Data extract »

>>>

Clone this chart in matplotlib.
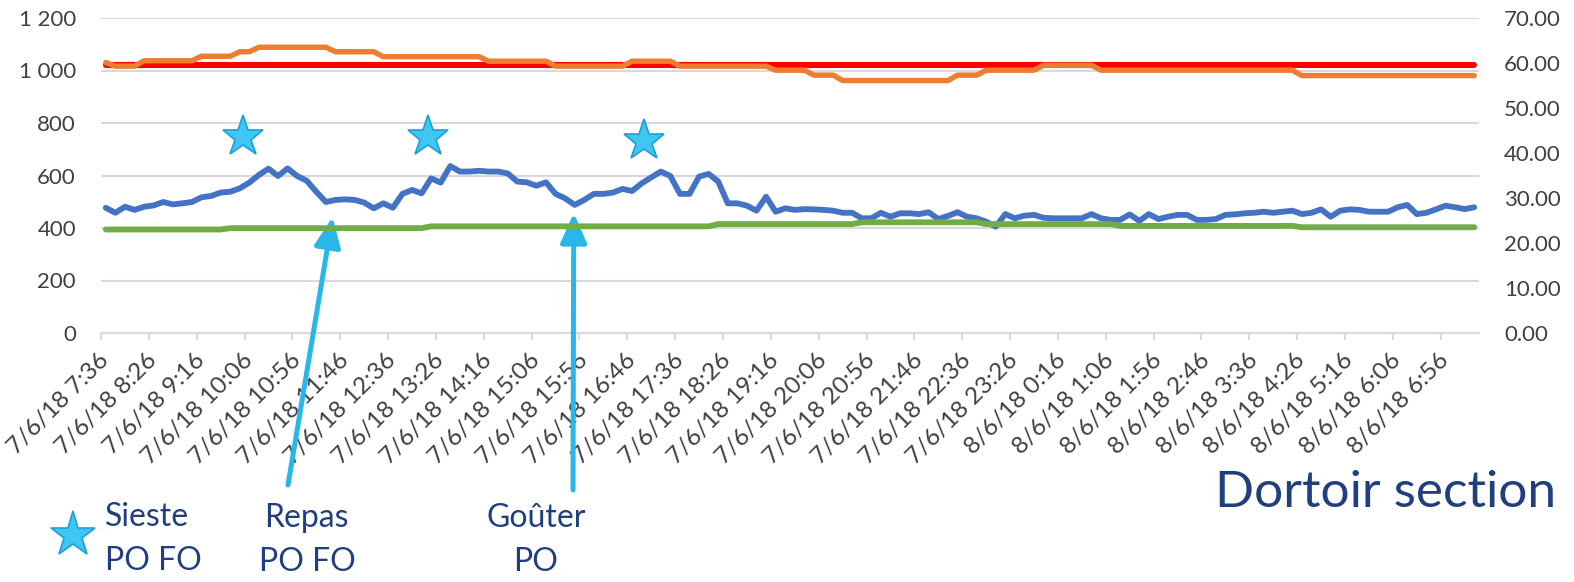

<<<
>>>

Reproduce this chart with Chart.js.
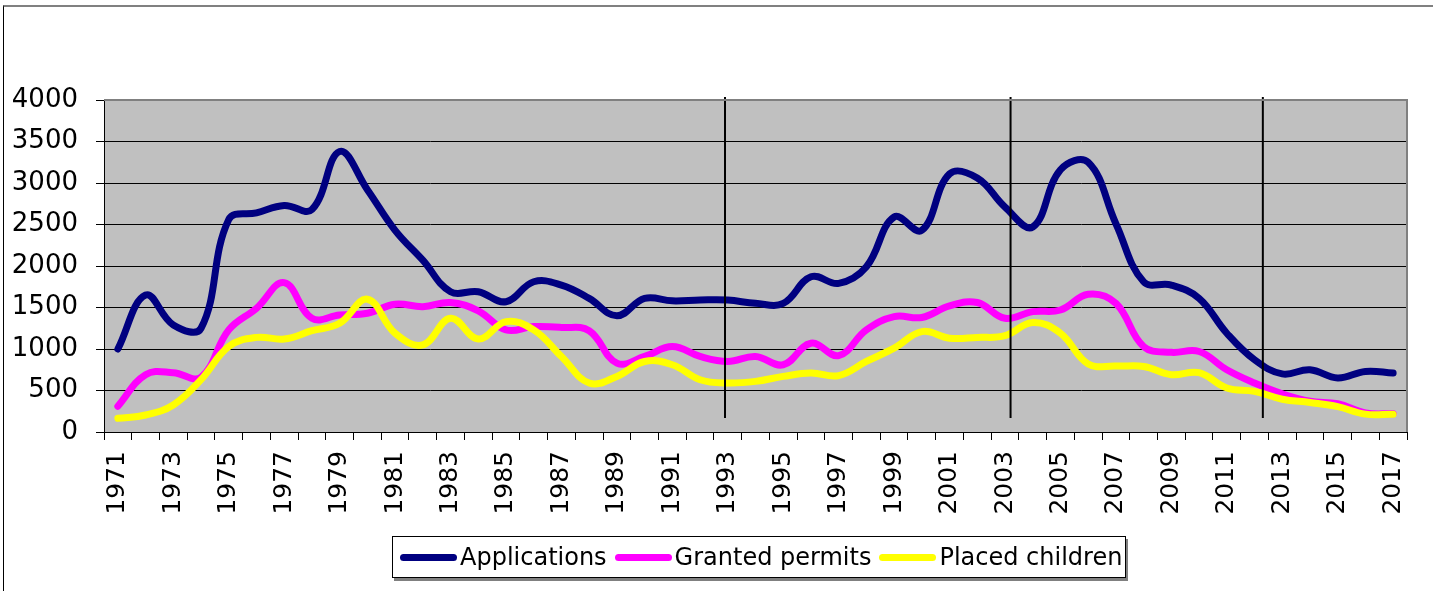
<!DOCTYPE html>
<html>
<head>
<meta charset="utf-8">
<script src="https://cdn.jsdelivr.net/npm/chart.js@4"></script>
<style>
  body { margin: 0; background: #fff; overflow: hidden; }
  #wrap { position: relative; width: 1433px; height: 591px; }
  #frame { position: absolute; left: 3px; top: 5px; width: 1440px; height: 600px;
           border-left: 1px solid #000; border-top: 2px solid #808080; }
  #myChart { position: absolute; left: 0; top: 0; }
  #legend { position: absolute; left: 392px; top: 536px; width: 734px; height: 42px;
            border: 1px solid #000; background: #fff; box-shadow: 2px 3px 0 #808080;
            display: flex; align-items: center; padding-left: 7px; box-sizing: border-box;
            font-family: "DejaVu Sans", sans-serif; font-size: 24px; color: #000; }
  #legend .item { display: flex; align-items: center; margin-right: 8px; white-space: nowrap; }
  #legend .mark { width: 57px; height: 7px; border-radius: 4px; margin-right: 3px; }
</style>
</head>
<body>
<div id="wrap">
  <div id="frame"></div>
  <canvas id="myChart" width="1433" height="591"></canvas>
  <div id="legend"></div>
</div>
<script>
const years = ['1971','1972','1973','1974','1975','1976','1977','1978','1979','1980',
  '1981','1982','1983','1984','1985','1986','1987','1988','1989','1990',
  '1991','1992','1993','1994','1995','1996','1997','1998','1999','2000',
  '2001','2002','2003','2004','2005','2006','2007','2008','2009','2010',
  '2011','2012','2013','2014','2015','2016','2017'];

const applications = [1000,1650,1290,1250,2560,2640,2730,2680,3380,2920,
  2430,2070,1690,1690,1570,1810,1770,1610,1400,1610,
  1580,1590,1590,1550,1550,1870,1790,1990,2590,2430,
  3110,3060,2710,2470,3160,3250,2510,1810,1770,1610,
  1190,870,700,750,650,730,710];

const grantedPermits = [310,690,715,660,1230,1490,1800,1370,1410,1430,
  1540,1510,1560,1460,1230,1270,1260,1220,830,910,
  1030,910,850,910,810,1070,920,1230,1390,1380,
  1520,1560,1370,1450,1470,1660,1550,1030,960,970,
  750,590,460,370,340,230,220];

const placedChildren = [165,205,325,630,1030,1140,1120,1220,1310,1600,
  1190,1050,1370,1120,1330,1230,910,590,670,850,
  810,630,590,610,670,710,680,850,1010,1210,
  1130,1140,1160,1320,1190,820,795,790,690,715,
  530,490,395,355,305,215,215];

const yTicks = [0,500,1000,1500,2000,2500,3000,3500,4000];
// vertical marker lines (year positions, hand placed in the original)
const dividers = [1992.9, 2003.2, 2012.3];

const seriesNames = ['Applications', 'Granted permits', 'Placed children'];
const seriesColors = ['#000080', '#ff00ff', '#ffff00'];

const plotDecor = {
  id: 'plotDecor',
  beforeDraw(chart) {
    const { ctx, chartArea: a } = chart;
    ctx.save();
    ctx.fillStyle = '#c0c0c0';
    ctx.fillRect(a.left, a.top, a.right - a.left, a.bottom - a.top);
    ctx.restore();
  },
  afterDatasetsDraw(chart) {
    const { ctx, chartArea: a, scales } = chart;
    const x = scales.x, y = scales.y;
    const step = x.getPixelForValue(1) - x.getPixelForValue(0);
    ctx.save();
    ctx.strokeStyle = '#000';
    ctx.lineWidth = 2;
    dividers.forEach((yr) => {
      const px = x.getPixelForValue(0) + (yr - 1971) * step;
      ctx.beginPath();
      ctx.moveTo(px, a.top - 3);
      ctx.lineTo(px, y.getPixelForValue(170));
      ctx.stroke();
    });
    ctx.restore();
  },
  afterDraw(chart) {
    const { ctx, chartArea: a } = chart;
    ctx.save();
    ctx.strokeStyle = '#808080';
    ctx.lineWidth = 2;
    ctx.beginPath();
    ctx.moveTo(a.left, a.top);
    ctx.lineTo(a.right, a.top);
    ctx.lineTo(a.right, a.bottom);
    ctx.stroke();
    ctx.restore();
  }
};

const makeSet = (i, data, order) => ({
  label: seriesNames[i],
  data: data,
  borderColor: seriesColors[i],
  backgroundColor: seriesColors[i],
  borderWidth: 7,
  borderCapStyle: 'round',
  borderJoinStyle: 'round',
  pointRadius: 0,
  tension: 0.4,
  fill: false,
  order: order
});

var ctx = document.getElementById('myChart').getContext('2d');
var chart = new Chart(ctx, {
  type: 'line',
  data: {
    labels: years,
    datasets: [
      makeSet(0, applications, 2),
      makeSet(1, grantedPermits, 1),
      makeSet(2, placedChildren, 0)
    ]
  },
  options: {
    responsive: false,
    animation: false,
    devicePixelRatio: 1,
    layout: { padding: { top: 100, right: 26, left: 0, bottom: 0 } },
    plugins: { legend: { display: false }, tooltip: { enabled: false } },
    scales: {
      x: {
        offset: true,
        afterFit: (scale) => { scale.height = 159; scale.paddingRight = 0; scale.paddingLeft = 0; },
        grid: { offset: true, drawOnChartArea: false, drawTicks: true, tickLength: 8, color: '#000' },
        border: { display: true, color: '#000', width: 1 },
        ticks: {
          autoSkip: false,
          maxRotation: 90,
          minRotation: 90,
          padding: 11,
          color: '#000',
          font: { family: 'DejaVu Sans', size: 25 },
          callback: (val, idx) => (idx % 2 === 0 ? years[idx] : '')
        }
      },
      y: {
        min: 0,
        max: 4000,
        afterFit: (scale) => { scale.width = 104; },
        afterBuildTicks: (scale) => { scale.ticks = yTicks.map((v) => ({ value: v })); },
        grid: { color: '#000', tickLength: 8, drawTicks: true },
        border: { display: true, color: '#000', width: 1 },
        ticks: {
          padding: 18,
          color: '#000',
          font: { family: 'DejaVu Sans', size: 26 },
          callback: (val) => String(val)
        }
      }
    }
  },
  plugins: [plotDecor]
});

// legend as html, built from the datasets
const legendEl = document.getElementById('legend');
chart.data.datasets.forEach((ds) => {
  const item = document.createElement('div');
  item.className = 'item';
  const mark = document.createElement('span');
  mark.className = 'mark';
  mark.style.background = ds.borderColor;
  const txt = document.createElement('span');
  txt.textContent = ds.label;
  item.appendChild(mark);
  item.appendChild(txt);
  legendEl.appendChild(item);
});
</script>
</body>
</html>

<<<

Job » How many lines in these entries hold the string "this"? Answer with the number alone.

Response » 2